If you've taken my advice and carefully studied the comments to these posts, you might note that Bill Walsh knows a lot about guns. In fact, I'd like to appoint him the official "Learning to Fight" firearms authority. Bill, would you accept?
I would hate for anyone to conclude that Bill is merely some kind of creepy gun obsessive, however. He is in fact an expert on everything. I explained this in the acknowledgments to one of my novels.
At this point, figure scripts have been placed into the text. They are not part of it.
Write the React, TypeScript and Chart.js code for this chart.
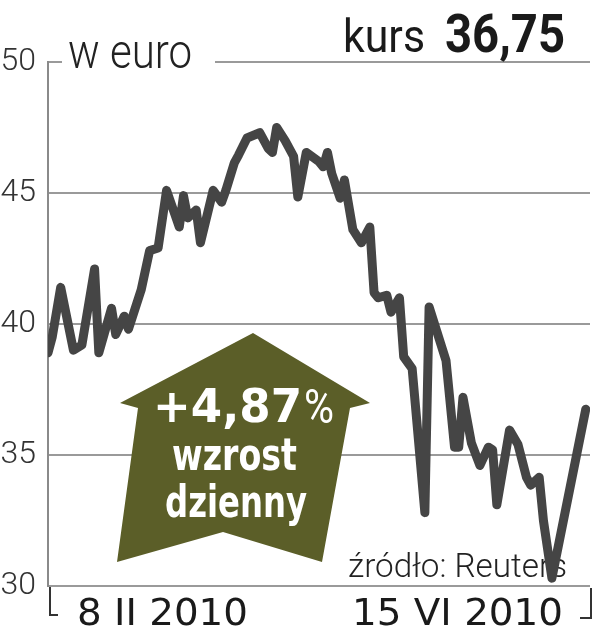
import React, { useEffect, useRef } from "react";
import { Chart, registerables } from "chart.js";

Chart.register(...registerables);

// Calendar days since 8 II 2010 and closing price (EUR)
const days = [0, 1, 3, 6, 8, 11, 12, 15, 16, 18, 19, 22, 24, 26, 28, 31, 32, 33, 35, 36, 39, 41, 42, 44, 45, 47, 50, 52, 53, 54, 56, 58, 59, 61, 64, 65, 66, 67, 69, 70, 72, 74, 76, 77, 78, 80, 81, 83, 84, 86, 89, 90, 94, 96, 97, 98, 100, 102, 104, 105, 106, 109, 111, 113, 114, 116, 117, 119, 127];
const prices = [38.9, 39.5, 41.4, 39.0, 39.2, 42.1, 38.9, 40.6, 39.6, 40.3, 39.8, 41.3, 42.8, 42.9, 45.1, 43.7, 44.9, 44.05, 44.35, 43.1, 45.1, 44.65, 45.1, 46.15, 46.45, 47.1, 47.3, 46.7, 46.55, 47.5, 47.0, 46.4, 44.85, 46.55, 46.2, 46.0, 46.55, 45.75, 44.8, 45.5, 43.6, 43.1, 43.7, 41.2, 41.0, 41.1, 40.45, 41.0, 38.75, 38.3, 32.8, 40.65, 38.6, 35.3, 35.3, 37.2, 35.45, 34.6, 35.3, 35.2, 33.1, 35.95, 35.4, 34.15, 33.85, 34.15, 32.5, 30.3, 36.75];

const yTicks = [30, 35, 40, 45, 50];
const xTickLabels = ["8 II 2010", "15 VI 2010"];
const unitLabel = "w euro";
const headerLabel = "kurs";
const headerValue = "36,75";
const changeLabel = "+4,87";
const changeLines = ["wzrost", "dzienny"];
const sourceLabel = "źródło: Reuters";

function drawFit(ctx: CanvasRenderingContext2D, text: string, x: number, y: number, font: string, width: number, color: string) {
  ctx.save();
  ctx.font = font;
  const w = ctx.measureText(text).width || 1;
  ctx.translate(x, y);
  ctx.scale(width / w, 1);
  ctx.fillStyle = color;
  ctx.textAlign = "left";
  ctx.textBaseline = "alphabetic";
  ctx.fillText(text, 0, 0);
  ctx.restore();
}

const decorPlugin = {
  id: "decor",
  beforeDatasetsDraw(chart: any) {
    const ctx: CanvasRenderingContext2D = chart.ctx;
    const { left, right, bottom } = chart.chartArea;
    const ys = chart.scales.y;
    const topY = ys.getPixelForValue(50);

    // gap in top gridline + unit label
    ctx.save();
    ctx.fillStyle = "#ffffff";
    ctx.fillRect(left + 14, topY - 4, 153, 8);
    ctx.restore();
    drawFit(ctx, unitLabel, left + 20, topY + 6, "300 49px Roboto", 124, "#222");

    // header
    drawFit(ctx, headerLabel, 343, 52, "400 47px Roboto", 82, "#1a1a1a");
    drawFit(ctx, headerValue, 445, 52, "700 54px Roboto", 120, "#1a1a1a");

    // arrow
    ctx.save();
    ctx.fillStyle = "#5b5e28";
    ctx.beginPath();
    ctx.moveTo(253, 333);
    ctx.lineTo(370, 403);
    ctx.lineTo(350, 408);
    ctx.lineTo(322, 562);
    ctx.lineTo(223, 532);
    ctx.lineTo(117, 562);
    ctx.lineTo(138, 408);
    ctx.lineTo(120, 403);
    ctx.closePath();
    ctx.fill();
    ctx.restore();
    drawFit(ctx, changeLabel, 153, 422, "700 46px 'DejaVu Sans'", 149, "#ffffff");
    drawFit(ctx, "%", 304, 423, "400 48px Roboto", 30, "#ffffff");
    drawFit(ctx, changeLines[0], 172, 470, "700 44px 'DejaVu Sans'", 125, "#ffffff");
    drawFit(ctx, changeLines[1], 165, 517, "700 44px 'DejaVu Sans'", 142, "#ffffff");

    // source
    drawFit(ctx, sourceLabel, 348, 577, "300 33px Roboto", 219, "#222");

    // x labels and brackets
    drawFit(ctx, xTickLabels[0], 77, 625, "500 37px 'DejaVu Sans'", 171, "#1a1a1a");
    drawFit(ctx, xTickLabels[1], 352, 625, "500 37px 'DejaVu Sans'", 211, "#1a1a1a");
    ctx.save();
    ctx.strokeStyle = "#333";
    ctx.lineWidth = 2;
    ctx.beginPath();
    ctx.moveTo(left + 2, bottom + 1);
    ctx.lineTo(left + 2, bottom + 29);
    ctx.lineTo(left + 10, bottom + 29);
    ctx.moveTo(right + 1, bottom + 2);
    ctx.lineTo(right + 1, bottom + 32);
    ctx.lineTo(right - 10, bottom + 32);
    ctx.stroke();
    ctx.restore();
  },
};

export default function App() {
  const ref = useRef<HTMLCanvasElement | null>(null);
  useEffect(() => {
    if (!ref.current) return;
    const chart = new Chart(ref.current, {
      type: "line",
      data: {
        datasets: [
          {
            data: days.map((d, i) => ({ x: d, y: prices[i] })),
            borderColor: "#454545",
            borderWidth: 9,
            borderJoinStyle: "round",
            borderCapStyle: "round",
            pointRadius: 0,
            tension: 0,
            fill: false,
          },
        ],
      },
      options: {
        responsive: false,
        animation: false,
        layout: { padding: { top: 62, right: 3, bottom: 54, left: 0 } },
        plugins: { legend: { display: false }, tooltip: { enabled: false } },
        scales: {
          x: { type: "linear", min: 0, max: 128, display: false },
          y: {
            min: 30,
            max: 50,
            afterBuildTicks: (s: any) => {
              s.ticks = yTicks.map((v) => ({ value: v }));
            },
            afterFit: (s: any) => {
              s.width = 48;
            },
            grid: { color: "#9a9a9a", lineWidth: 2, drawTicks: false },
            border: { display: true, color: "#8a8a8a", width: 2 },
            ticks: {
              padding: 12,
              color: "#333",
              font: { family: "Roboto", size: 32, weight: "300" },
            },
          },
        },
      },
      plugins: [decorPlugin],
    } as any);
    return () => chart.destroy();
  }, []);
  return (
    <div style={{ position: "fixed", left: 0, top: 0, width: 593, height: 640, background: "#fff" }}>
      <canvas ref={ref} width={593} height={640} />
    </div>
  );
}
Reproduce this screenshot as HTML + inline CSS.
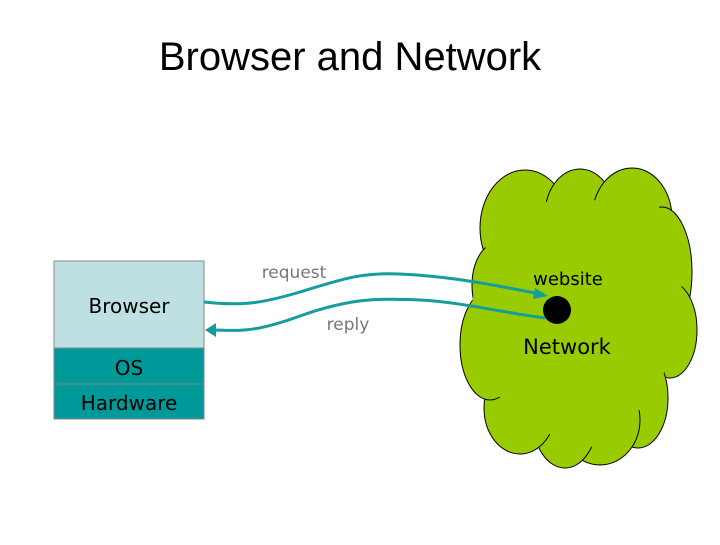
<!DOCTYPE html>
<html><head><style>
body{margin:0;background:#fff;width:720px;height:540px;overflow:hidden;font-family:"Liberation Sans","DejaVu Sans",sans-serif}
</style></head><body>
<svg width="720" height="540" viewBox="0 0 720 540" xmlns="http://www.w3.org/2000/svg">
<text x="350" y="70" font-size="40" text-anchor="middle" font-family="Liberation Sans, sans-serif">Browser and Network</text>
<rect x="54" y="261" width="150" height="87" fill="#bfe0e2" stroke="#888"/>
<rect x="54" y="348" width="150" height="36" fill="#009999" stroke="#888"/>
<rect x="54" y="384" width="150" height="35" fill="#009999" stroke="#888"/>
<g font-family="DejaVu Sans, sans-serif" text-anchor="middle" fill="#000">
<text x="129" y="313" font-size="20">Browser</text>
<text x="129" y="375" font-size="20">OS</text>
<text x="129" y="410" font-size="20">Hardware</text>
</g>
<g fill="#99cc00" stroke="#000" stroke-width="1">
<ellipse cx="525" cy="228" rx="45" ry="58"/>
<ellipse cx="580" cy="215" rx="35" ry="46"/>
<ellipse cx="632" cy="218" rx="40" ry="50"/>
<ellipse cx="662" cy="272" rx="30" ry="65"/>
<ellipse cx="670" cy="330" rx="27" ry="48"/>
<ellipse cx="638" cy="398" rx="30" ry="50"/>
<ellipse cx="600" cy="420" rx="40" ry="45"/>
<ellipse cx="565" cy="420" rx="32" ry="48"/>
<ellipse cx="520" cy="408" rx="36" ry="46"/>
<ellipse cx="490" cy="345" rx="30" ry="55"/>
<ellipse cx="497" cy="285" rx="25" ry="42"/>
</g>
<g fill="#99cc00" stroke="none">
<ellipse cx="575" cy="318" rx="100" ry="120"/>
<ellipse cx="525" cy="240" rx="40" ry="45"/>
<ellipse cx="632" cy="230" rx="33" ry="40"/>
<ellipse cx="660" cy="300" rx="22" ry="60"/>
<ellipse cx="530" cy="400" rx="28" ry="38"/>
<ellipse cx="600" cy="410" rx="32" ry="38"/>
<ellipse cx="495" cy="320" rx="24" ry="55"/>
</g>
<circle cx="557" cy="310" r="14" fill="#000"/>
<text x="568" y="285" font-size="18" text-anchor="middle" font-family="DejaVu Sans, sans-serif">website</text>
<text x="567" y="354" font-size="21" text-anchor="middle" font-family="DejaVu Sans, sans-serif">Network</text>
<g fill="none" stroke="#169c9c" stroke-width="3">
<path d="M204 302 C240 306,260 304,300 292 S360 272,400 274 S470 280,540 294"/>
<path d="M545 318 C500 312,460 302,420 300 S350 298,300 316 S240 330,210 330"/>
</g>
<polygon points="548,296 535,288 533,299" fill="#169c9c"/>
<polygon points="205,330 216,323 216,337" fill="#169c9c"/>
<text x="294" y="278" font-size="17" text-anchor="middle" fill="#777" font-family="DejaVu Sans, sans-serif">request</text>
<text x="348" y="330" font-size="17" text-anchor="middle" fill="#777" font-family="DejaVu Sans, sans-serif">reply</text>
</svg>
</body></html>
Moving right along, there’s my email friend Bill Walsh. I have never met him! But I do believe he’s the smartest man alive. Bill read the manuscript and kindly pointed out the spelling errors not only in my Turkish, Persian, Arabic, Russian, German, Hungarian, Spanish and my French, but in my English (that’s right, my own native language), my Chinese and – I kid you not! – my Kyrgyz. No lie.
Mischa says: He speaks Chinese and Kyrgyz too?
Claire says: Wild, huh?
Mischa says: That’s insane! Could he just be making it all up?
Claire says: No. Every time I check the Internet, I see he’s right. Every time. Not just most of the time, not just “you could argue it both ways,” but every time.
Mischa says: That’s super amazing. Where did he learn so much?
Claire says: Don’t know. He’s also an expert on lots of other things.
Mischa says: Like what?
Claire says: Military small arms. He was one of the many people who wrote to me about the recoil on an M16, or lack thereof, after Loose Lips came out.
Mischa says: Wow.
Claire says: So, if this were a novel, all the clues would be pointing in one and only one direction: Dude’s a spy. But as I say in the novel, no one really thinks that way.
Mischa says: You think he’s trying to recruit you?
Claire says: Why would he bother? I’m a novelist.
Mischa says: Yes, but he thinks your a spy! Claire! What a great idea for a novel!
Claire says: Who would believe something as idiotic as that?
Mischa says: I guess you’re right. It’s totally improbable
Claire says: Totally dumb.
Oh, Bill also caught innumerable embarrassing mistakes in my Ottoman history. And my Persian history. And my European history. If Bill’s not a spy, he should be. Ladies and Gentlemen: Write to your congressmen today and tell them the CIA needs to draft this man. He’s our only hope.